* _Challenge_
Using the records below, quote only the span that opens with the line containing "Clone this chart in matplotlib." and closes with the line containing "exact_left_x0 = -50.0", exactly and inclusively.
=== Records supplied ===
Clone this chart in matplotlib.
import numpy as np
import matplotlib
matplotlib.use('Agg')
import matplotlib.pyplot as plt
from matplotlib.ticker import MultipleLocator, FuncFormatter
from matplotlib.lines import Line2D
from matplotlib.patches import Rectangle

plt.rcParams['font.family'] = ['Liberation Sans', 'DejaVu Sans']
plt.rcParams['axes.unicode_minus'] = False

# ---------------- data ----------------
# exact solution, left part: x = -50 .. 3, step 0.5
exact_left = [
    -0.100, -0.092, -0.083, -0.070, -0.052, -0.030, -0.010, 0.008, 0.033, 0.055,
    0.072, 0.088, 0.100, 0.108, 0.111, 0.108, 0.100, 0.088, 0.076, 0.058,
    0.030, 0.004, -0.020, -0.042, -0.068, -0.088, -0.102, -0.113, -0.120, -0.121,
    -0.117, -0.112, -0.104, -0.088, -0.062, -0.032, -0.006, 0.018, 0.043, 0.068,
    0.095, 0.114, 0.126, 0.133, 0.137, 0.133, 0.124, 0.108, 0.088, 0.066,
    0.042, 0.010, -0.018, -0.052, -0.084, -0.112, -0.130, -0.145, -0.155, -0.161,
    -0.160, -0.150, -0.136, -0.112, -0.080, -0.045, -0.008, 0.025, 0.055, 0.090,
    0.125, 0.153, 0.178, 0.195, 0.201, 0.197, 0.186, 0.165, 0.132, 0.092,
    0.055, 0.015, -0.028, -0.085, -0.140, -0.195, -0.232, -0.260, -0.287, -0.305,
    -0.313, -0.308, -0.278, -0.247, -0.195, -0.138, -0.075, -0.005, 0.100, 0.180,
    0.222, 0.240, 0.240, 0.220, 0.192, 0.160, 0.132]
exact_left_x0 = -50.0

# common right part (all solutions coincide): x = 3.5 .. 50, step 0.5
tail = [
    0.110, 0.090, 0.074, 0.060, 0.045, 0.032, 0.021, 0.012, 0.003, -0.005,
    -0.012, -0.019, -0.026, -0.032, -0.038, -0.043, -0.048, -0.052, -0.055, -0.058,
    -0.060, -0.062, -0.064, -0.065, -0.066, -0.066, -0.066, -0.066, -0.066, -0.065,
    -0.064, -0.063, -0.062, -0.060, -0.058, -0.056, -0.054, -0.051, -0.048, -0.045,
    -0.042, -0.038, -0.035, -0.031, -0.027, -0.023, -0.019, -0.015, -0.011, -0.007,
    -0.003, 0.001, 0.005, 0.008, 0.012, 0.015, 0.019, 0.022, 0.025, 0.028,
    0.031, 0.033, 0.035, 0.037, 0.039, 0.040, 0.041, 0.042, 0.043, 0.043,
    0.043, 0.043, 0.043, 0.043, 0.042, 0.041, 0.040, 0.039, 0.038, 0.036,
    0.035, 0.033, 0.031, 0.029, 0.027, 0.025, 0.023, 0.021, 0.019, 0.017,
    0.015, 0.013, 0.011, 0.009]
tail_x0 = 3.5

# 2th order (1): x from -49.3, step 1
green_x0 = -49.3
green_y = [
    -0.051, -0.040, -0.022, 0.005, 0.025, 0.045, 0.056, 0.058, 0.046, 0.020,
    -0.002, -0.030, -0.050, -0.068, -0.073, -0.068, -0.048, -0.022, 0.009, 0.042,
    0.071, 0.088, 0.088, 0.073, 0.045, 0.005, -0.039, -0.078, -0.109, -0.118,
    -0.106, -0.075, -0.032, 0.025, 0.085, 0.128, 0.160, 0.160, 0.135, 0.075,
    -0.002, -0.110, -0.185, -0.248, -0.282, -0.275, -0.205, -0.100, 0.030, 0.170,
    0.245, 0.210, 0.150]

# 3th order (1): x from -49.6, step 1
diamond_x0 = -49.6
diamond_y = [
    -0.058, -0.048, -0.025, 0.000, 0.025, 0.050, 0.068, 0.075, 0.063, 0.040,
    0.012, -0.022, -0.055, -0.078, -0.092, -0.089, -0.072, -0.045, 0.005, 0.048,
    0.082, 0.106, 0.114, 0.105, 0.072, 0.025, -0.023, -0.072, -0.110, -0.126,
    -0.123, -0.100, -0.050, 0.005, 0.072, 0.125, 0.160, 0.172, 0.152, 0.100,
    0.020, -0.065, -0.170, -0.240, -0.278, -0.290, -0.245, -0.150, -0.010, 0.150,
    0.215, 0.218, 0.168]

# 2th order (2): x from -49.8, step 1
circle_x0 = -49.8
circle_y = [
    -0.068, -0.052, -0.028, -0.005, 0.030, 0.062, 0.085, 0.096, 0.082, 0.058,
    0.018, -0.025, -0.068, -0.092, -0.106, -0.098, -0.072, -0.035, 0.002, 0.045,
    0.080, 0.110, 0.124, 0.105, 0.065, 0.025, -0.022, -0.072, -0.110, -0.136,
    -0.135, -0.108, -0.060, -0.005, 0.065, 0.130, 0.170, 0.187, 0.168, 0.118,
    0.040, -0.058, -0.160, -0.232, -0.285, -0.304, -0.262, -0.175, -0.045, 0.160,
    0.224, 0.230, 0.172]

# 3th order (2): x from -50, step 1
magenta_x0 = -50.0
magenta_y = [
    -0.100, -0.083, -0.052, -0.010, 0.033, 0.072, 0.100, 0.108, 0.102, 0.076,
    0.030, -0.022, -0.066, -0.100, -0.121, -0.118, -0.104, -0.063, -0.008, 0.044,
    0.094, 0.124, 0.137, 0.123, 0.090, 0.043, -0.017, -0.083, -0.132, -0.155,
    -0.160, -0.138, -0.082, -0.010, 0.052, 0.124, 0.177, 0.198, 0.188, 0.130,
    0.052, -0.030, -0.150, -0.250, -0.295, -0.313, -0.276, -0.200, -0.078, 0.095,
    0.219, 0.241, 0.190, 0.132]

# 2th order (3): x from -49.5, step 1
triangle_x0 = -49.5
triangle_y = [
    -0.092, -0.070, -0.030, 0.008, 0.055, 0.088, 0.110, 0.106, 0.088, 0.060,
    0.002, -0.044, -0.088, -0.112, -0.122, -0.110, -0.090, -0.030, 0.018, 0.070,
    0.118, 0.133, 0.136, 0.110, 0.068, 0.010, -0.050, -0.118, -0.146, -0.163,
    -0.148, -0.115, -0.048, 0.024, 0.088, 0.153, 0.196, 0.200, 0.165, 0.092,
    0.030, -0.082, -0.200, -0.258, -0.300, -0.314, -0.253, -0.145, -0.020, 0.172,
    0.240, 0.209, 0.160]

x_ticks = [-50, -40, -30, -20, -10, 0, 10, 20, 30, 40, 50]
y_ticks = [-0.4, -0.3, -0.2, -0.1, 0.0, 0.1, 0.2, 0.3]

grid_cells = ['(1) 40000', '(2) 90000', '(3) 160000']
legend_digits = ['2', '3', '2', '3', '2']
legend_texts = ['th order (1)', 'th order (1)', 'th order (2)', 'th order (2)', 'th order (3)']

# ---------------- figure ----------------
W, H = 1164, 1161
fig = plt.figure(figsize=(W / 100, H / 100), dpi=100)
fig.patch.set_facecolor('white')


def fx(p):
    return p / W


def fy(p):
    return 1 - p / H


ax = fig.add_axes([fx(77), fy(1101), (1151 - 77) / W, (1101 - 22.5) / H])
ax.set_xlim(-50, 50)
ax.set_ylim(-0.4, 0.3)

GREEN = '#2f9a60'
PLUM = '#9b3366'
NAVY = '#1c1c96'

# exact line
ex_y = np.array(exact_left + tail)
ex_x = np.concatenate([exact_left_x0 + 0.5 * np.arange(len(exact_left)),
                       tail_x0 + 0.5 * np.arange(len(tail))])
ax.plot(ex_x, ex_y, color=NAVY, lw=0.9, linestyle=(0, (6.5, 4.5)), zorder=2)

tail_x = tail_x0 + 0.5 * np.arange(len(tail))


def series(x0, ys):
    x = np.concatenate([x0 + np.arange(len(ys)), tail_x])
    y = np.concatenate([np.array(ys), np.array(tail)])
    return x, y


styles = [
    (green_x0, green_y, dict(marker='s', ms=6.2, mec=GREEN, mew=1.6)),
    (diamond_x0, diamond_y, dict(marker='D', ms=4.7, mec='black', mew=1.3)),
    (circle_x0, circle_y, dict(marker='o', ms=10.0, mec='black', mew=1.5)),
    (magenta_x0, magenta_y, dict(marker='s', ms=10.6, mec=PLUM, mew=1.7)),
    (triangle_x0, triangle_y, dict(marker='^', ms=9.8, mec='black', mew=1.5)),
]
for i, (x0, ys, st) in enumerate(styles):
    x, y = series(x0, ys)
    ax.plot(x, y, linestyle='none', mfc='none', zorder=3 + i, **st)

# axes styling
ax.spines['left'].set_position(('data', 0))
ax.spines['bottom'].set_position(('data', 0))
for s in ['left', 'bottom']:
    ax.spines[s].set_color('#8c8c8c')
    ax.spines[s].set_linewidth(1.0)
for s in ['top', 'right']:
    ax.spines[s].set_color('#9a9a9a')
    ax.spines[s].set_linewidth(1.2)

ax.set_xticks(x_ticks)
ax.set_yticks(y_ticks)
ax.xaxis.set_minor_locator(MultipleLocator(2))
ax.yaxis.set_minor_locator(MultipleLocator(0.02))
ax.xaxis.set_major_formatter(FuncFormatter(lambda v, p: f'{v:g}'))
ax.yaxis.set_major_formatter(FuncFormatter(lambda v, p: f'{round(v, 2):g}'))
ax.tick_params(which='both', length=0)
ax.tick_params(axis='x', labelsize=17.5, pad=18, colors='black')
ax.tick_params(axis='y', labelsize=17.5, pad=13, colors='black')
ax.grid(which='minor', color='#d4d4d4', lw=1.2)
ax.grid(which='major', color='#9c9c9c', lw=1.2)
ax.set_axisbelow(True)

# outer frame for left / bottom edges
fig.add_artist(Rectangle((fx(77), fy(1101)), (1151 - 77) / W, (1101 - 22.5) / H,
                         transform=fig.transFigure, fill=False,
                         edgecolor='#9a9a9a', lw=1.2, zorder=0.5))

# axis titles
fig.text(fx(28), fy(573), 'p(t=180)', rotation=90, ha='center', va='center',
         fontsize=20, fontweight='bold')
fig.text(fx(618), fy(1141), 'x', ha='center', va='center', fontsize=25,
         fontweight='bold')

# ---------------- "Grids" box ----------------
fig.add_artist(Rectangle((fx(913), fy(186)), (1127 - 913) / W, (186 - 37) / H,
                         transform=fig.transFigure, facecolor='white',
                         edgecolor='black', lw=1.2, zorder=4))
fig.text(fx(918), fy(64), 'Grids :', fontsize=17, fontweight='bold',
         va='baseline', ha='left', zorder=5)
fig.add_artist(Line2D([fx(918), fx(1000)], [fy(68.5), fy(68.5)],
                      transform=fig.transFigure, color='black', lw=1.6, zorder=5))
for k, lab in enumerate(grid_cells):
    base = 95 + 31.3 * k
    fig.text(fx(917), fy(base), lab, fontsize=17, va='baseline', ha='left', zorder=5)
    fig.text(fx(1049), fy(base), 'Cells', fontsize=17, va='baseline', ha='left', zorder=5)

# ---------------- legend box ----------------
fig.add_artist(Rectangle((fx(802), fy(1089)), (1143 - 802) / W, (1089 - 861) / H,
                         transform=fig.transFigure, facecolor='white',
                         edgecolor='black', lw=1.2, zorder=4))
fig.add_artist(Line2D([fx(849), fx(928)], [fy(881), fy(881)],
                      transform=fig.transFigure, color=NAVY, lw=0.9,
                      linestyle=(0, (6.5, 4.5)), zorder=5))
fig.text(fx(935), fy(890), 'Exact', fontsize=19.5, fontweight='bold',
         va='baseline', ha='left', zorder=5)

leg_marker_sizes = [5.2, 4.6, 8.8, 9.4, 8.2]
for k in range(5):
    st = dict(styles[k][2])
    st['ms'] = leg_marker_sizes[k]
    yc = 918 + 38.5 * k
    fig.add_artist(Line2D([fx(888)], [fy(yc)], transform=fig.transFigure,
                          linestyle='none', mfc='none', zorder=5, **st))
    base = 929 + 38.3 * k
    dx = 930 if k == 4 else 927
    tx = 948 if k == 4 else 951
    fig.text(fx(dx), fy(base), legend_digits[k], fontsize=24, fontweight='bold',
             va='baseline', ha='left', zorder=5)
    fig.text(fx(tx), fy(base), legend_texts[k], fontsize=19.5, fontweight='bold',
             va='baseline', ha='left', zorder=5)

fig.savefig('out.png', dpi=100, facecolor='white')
===
=== Records supplied ===
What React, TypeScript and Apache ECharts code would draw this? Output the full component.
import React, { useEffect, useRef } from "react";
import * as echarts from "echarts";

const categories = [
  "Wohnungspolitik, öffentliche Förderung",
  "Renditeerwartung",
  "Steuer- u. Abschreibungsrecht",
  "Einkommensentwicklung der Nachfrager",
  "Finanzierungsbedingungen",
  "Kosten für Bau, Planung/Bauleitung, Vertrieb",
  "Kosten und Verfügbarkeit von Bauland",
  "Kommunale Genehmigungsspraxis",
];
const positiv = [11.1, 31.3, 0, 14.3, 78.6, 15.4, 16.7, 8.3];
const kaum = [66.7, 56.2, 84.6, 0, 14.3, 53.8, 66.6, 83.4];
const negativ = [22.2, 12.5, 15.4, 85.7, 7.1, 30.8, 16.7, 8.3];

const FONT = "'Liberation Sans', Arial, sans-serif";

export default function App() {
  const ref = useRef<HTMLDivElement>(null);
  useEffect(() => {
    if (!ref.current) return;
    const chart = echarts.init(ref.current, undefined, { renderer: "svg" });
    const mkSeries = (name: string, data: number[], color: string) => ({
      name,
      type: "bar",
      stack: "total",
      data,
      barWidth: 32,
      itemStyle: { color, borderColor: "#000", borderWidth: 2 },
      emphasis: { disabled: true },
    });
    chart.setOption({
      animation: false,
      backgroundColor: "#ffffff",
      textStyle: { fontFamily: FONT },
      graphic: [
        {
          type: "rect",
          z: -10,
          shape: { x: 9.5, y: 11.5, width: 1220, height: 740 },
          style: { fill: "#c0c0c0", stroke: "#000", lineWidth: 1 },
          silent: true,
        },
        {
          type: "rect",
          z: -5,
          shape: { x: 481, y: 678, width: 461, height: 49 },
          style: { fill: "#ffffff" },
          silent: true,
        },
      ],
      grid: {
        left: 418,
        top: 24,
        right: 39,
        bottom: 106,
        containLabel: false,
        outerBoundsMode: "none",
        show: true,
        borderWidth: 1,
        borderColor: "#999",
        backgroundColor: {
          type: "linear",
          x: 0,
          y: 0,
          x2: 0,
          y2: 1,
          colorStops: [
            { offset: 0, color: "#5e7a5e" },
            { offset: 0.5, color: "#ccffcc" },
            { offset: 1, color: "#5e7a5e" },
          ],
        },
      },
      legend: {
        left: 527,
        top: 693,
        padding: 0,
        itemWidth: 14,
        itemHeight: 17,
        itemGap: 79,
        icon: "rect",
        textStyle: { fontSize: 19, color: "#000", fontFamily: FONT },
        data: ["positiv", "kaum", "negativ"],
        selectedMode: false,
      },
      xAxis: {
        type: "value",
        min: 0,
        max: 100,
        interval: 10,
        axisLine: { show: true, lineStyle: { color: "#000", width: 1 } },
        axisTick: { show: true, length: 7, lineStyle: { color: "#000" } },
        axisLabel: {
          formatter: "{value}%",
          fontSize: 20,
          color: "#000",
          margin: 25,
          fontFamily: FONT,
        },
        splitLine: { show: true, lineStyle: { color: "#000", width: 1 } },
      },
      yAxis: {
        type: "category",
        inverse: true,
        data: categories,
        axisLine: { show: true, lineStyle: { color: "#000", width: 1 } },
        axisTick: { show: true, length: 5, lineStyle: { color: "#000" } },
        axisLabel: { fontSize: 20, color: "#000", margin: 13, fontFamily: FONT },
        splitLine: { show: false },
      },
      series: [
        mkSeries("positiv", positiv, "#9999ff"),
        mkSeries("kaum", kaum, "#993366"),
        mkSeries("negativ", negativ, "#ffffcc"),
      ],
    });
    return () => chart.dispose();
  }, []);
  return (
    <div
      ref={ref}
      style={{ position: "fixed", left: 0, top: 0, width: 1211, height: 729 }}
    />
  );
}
===
* _Solution below_
Clone this chart in matplotlib.
import numpy as np
import matplotlib
matplotlib.use('Agg')
import matplotlib.pyplot as plt
from matplotlib.ticker import MultipleLocator, FuncFormatter
from matplotlib.lines import Line2D
from matplotlib.patches import Rectangle

plt.rcParams['font.family'] = ['Liberation Sans', 'DejaVu Sans']
plt.rcParams['axes.unicode_minus'] = False

# ---------------- data ----------------
# exact solution, left part: x = -50 .. 3, step 0.5
exact_left = [
    -0.100, -0.092, -0.083, -0.070, -0.052, -0.030, -0.010, 0.008, 0.033, 0.055,
    0.072, 0.088, 0.100, 0.108, 0.111, 0.108, 0.100, 0.088, 0.076, 0.058,
    0.030, 0.004, -0.020, -0.042, -0.068, -0.088, -0.102, -0.113, -0.120, -0.121,
    -0.117, -0.112, -0.104, -0.088, -0.062, -0.032, -0.006, 0.018, 0.043, 0.068,
    0.095, 0.114, 0.126, 0.133, 0.137, 0.133, 0.124, 0.108, 0.088, 0.066,
    0.042, 0.010, -0.018, -0.052, -0.084, -0.112, -0.130, -0.145, -0.155, -0.161,
    -0.160, -0.150, -0.136, -0.112, -0.080, -0.045, -0.008, 0.025, 0.055, 0.090,
    0.125, 0.153, 0.178, 0.195, 0.201, 0.197, 0.186, 0.165, 0.132, 0.092,
    0.055, 0.015, -0.028, -0.085, -0.140, -0.195, -0.232, -0.260, -0.287, -0.305,
    -0.313, -0.308, -0.278, -0.247, -0.195, -0.138, -0.075, -0.005, 0.100, 0.180,
    0.222, 0.240, 0.240, 0.220, 0.192, 0.160, 0.132]
exact_left_x0 = -50.0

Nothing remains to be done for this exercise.